Our goal now is to find by how much the perihelion $\theta_0$ precesses, which would be much easier if we could right our perturbed solution as

\[u_1 = \frac{1}{r_0}(1+\epsilon\cos(\theta-\theta_0-\delta\theta)).\]

Expanding this expression in small $\delta\theta$,

\[u_1 \approx\frac{1}{r_0}\left[1+\epsilon\cos(\theta-\theta_0) + \delta\theta\epsilon\sin(\theta-\theta_0) \right].\]

Comparing terms in the expansion,

\[\delta\theta=\frac{\gamma}{r_0}\theta.\]

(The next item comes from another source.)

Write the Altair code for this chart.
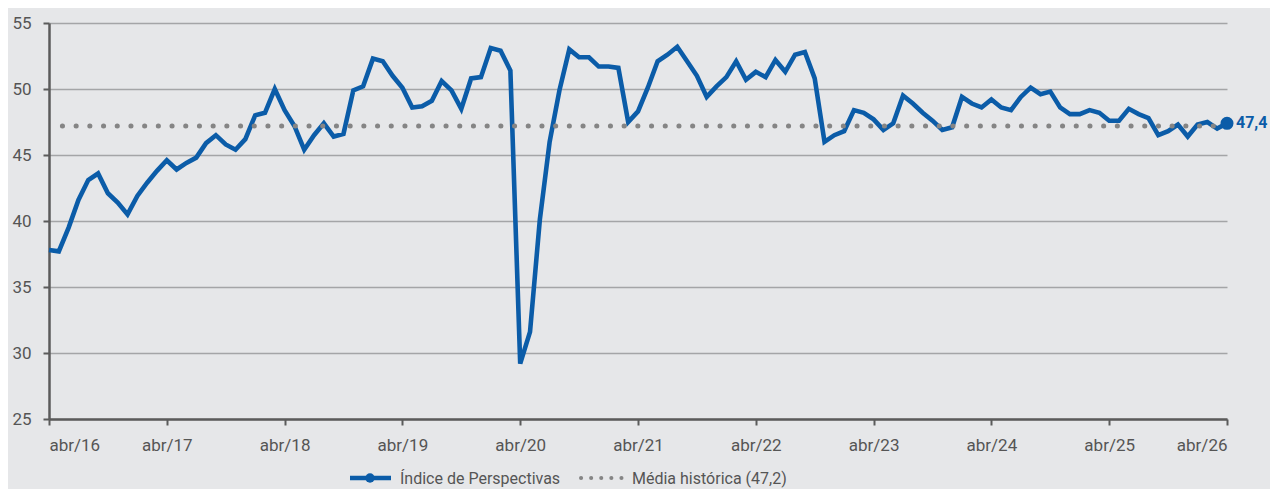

Therefore, after a full revolution, the perihelion has shifted by $\frac{2\pi\gamma}{r_0}$. Plugging in for the constants,

\[\Delta\theta_0 = 2\pi\frac{A}{2B}\frac{3C}{2B} =6\pi\frac{(GM_1M_2)^2}{c^2L_z^2}\]

Since we can write $L_z^2=\mu GM_1M_2r_0(1-\epsilon^2)$ and taking $M_1\gg M_2$ so that $\mu\approx M_2$,

\[\Delta\theta_0 = 6\pi\frac{GM_1}{c^2r_0(1-\epsilon^2)}.\]

Check this against your solution in problem 1 of homework 11!